Exclude images, then output the remaining data verbatim.

#### Data excerpt
════════════════

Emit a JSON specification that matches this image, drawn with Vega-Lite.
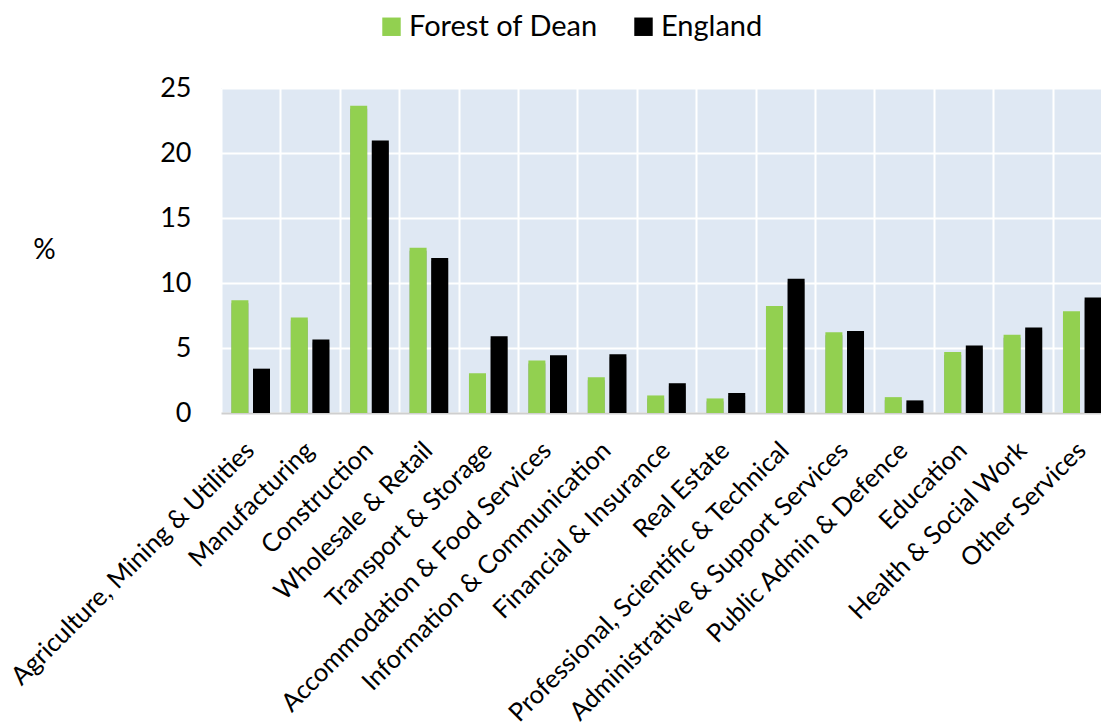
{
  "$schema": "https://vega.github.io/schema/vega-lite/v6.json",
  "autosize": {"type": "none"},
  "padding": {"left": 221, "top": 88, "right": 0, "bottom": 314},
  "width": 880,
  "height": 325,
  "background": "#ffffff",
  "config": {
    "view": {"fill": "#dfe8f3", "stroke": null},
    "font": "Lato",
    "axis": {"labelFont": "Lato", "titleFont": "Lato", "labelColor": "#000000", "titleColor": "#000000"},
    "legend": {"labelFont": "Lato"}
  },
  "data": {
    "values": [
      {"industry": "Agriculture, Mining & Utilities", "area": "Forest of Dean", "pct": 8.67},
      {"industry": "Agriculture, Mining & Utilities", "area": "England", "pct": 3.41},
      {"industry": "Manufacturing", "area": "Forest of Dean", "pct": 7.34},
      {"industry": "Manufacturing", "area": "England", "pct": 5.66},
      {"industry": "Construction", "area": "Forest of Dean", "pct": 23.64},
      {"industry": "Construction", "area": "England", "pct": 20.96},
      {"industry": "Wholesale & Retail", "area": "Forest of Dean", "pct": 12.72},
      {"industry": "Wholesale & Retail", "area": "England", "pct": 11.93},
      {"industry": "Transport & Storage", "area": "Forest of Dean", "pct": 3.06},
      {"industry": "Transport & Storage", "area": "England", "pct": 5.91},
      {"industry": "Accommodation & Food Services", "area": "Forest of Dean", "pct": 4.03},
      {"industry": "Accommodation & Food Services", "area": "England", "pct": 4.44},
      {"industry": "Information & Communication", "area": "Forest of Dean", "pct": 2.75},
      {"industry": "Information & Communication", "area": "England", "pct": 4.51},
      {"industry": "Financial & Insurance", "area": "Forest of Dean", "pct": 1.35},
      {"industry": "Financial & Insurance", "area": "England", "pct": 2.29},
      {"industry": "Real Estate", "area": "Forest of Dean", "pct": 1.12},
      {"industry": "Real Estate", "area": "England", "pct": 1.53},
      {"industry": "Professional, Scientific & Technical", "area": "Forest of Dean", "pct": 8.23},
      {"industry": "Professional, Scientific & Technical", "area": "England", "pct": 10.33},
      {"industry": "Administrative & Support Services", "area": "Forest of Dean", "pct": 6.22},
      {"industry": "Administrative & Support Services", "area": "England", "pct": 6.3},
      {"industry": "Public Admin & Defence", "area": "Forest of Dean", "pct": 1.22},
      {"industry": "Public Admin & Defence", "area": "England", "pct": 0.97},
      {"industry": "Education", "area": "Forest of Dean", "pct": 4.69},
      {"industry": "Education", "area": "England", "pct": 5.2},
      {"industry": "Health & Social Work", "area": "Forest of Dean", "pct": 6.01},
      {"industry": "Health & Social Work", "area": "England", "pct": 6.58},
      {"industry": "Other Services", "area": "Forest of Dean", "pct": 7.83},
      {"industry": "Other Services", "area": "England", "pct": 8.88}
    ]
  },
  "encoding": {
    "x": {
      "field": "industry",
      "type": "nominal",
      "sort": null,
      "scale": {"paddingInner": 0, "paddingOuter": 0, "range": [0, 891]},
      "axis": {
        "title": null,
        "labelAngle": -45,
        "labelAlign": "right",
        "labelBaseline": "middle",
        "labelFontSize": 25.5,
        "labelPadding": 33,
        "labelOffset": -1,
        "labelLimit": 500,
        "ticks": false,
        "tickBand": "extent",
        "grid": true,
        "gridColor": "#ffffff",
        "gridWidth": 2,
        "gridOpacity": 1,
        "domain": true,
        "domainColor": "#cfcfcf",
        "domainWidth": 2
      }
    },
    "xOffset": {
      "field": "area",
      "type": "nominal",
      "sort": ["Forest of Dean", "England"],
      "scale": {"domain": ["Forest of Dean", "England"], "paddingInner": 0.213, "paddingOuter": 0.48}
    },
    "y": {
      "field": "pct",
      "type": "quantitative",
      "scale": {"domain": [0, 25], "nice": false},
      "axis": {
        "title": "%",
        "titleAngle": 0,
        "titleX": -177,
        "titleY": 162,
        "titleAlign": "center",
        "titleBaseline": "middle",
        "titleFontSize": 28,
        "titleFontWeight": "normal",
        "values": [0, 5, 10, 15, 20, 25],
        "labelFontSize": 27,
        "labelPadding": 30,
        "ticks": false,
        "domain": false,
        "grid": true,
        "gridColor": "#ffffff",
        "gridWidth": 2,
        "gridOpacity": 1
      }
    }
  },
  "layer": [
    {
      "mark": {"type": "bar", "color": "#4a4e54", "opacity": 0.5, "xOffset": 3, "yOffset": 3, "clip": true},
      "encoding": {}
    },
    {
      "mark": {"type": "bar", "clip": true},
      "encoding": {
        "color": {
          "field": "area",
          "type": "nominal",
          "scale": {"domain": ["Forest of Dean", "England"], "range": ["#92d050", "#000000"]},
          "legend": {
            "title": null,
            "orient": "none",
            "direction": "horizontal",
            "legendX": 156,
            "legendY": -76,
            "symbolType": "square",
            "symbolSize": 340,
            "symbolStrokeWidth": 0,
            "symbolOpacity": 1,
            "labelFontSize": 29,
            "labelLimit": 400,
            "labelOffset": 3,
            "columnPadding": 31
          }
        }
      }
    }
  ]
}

════════════════

#### Answer
Emit a JSON specification that matches this image, drawn with Vega-Lite.
{
  "$schema": "https://vega.github.io/schema/vega-lite/v6.json",
  "autosize": {"type": "none"},
  "padding": {"left": 221, "top": 88, "right": 0, "bottom": 314},
  "width": 880,
  "height": 325,
  "background": "#ffffff",
  "config": {
    "view": {"fill": "#dfe8f3", "stroke": null},
    "font": "Lato",
    "axis": {"labelFont": "Lato", "titleFont": "Lato", "labelColor": "#000000", "titleColor": "#000000"},
    "legend": {"labelFont": "Lato"}
  },
  "data": {
    "values": [
      {"industry": "Agriculture, Mining & Utilities", "area": "Forest of Dean", "pct": 8.67},
      {"industry": "Agriculture, Mining & Utilities", "area": "England", "pct": 3.41},
      {"industry": "Manufacturing", "area": "Forest of Dean", "pct": 7.34},
      {"industry": "Manufacturing", "area": "England", "pct": 5.66},
      {"industry": "Construction", "area": "Forest of Dean", "pct": 23.64},
      {"industry": "Construction", "area": "England", "pct": 20.96},
      {"industry": "Wholesale & Retail", "area": "Forest of Dean", "pct": 12.72},
      {"industry": "Wholesale & Retail", "area": "England", "pct": 11.93},
      {"industry": "Transport & Storage", "area": "Forest of Dean", "pct": 3.06},
      {"industry": "Transport & Storage", "area": "England", "pct": 5.91},
      {"industry": "Accommodation & Food Services", "area": "Forest of Dean", "pct": 4.03},
      {"industry": "Accommodation & Food Services", "area": "England", "pct": 4.44},
      {"industry": "Information & Communication", "area": "Forest of Dean", "pct": 2.75},
      {"industry": "Information & Communication", "area": "England", "pct": 4.51},
      {"industry": "Financial & Insurance", "area": "Forest of Dean", "pct": 1.35},
      {"industry": "Financial & Insurance", "area": "England", "pct": 2.29},
      {"industry": "Real Estate", "area": "Forest of Dean", "pct": 1.12},
      {"industry": "Real Estate", "area": "England", "pct": 1.53},
      {"industry": "Professional, Scientific & Technical", "area": "Forest of Dean", "pct": 8.23},
      {"industry": "Professional, Scientific & Technical", "area": "England", "pct": 10.33},
      {"industry": "Administrative & Support Services", "area": "Forest of Dean", "pct": 6.22},
      {"industry": "Administrative & Support Services", "area": "England", "pct": 6.3},
      {"industry": "Public Admin & Defence", "area": "Forest of Dean", "pct": 1.22},
      {"industry": "Public Admin & Defence", "area": "England", "pct": 0.97},
      {"industry": "Education", "area": "Forest of Dean", "pct": 4.69},
      {"industry": "Education", "area": "England", "pct": 5.2},
      {"industry": "Health & Social Work", "area": "Forest of Dean", "pct": 6.01},
      {"industry": "Health & Social Work", "area": "England", "pct": 6.58},
      {"industry": "Other Services", "area": "Forest of Dean", "pct": 7.83},
      {"industry": "Other Services", "area": "England", "pct": 8.88}
    ]
  },
  "encoding": {
    "x": {
      "field": "industry",
      "type": "nominal",
      "sort": null,
      "scale": {"paddingInner": 0, "paddingOuter": 0, "range": [0, 891]},
      "axis": {
        "title": null,
        "labelAngle": -45,
        "labelAlign": "right",
        "labelBaseline": "middle",
        "labelFontSize": 25.5,
        "labelPadding": 33,
        "labelOffset": -1,
        "labelLimit": 500,
        "ticks": false,
        "tickBand": "extent",
        "grid": true,
        "gridColor": "#ffffff",
        "gridWidth": 2,
        "gridOpacity": 1,
        "domain": true,
        "domainColor": "#cfcfcf",
        "domainWidth": 2
      }
    },
    "xOffset": {
      "field": "area",
      "type": "nominal",
      "sort": ["Forest of Dean", "England"],
      "scale": {"domain": ["Forest of Dean", "England"], "paddingInner": 0.213, "paddingOuter": 0.48}
    },
    "y": {
      "field": "pct",
      "type": "quantitative",
      "scale": {"domain": [0, 25], "nice": false},
      "axis": {
        "title": "%",
        "titleAngle": 0,
        "titleX": -177,
        "titleY": 162,
        "titleAlign": "center",
        "titleBaseline": "middle",
        "titleFontSize": 28,
        "titleFontWeight": "normal",
        "values": [0, 5, 10, 15, 20, 25],
        "labelFontSize": 27,
        "labelPadding": 30,
        "ticks": false,
        "domain": false,
        "grid": true,
        "gridColor": "#ffffff",
        "gridWidth": 2,
        "gridOpacity": 1
      }
    }
  },
  "layer": [
    {
      "mark": {"type": "bar", "color": "#4a4e54", "opacity": 0.5, "xOffset": 3, "yOffset": 3, "clip": true},
      "encoding": {}
    },
    {
      "mark": {"type": "bar", "clip": true},
      "encoding": {
        "color": {
          "field": "area",
          "type": "nominal",
          "scale": {"domain": ["Forest of Dean", "England"], "range": ["#92d050", "#000000"]},
          "legend": {
            "title": null,
            "orient": "none",
            "direction": "horizontal",
            "legendX": 156,
            "legendY": -76,
            "symbolType": "square",
            "symbolSize": 340,
            "symbolStrokeWidth": 0,
            "symbolOpacity": 1,
            "labelFontSize": 29,
            "labelLimit": 400,
            "labelOffset": 3,
            "columnPadding": 31
          }
        }
      }
    }
  ]
}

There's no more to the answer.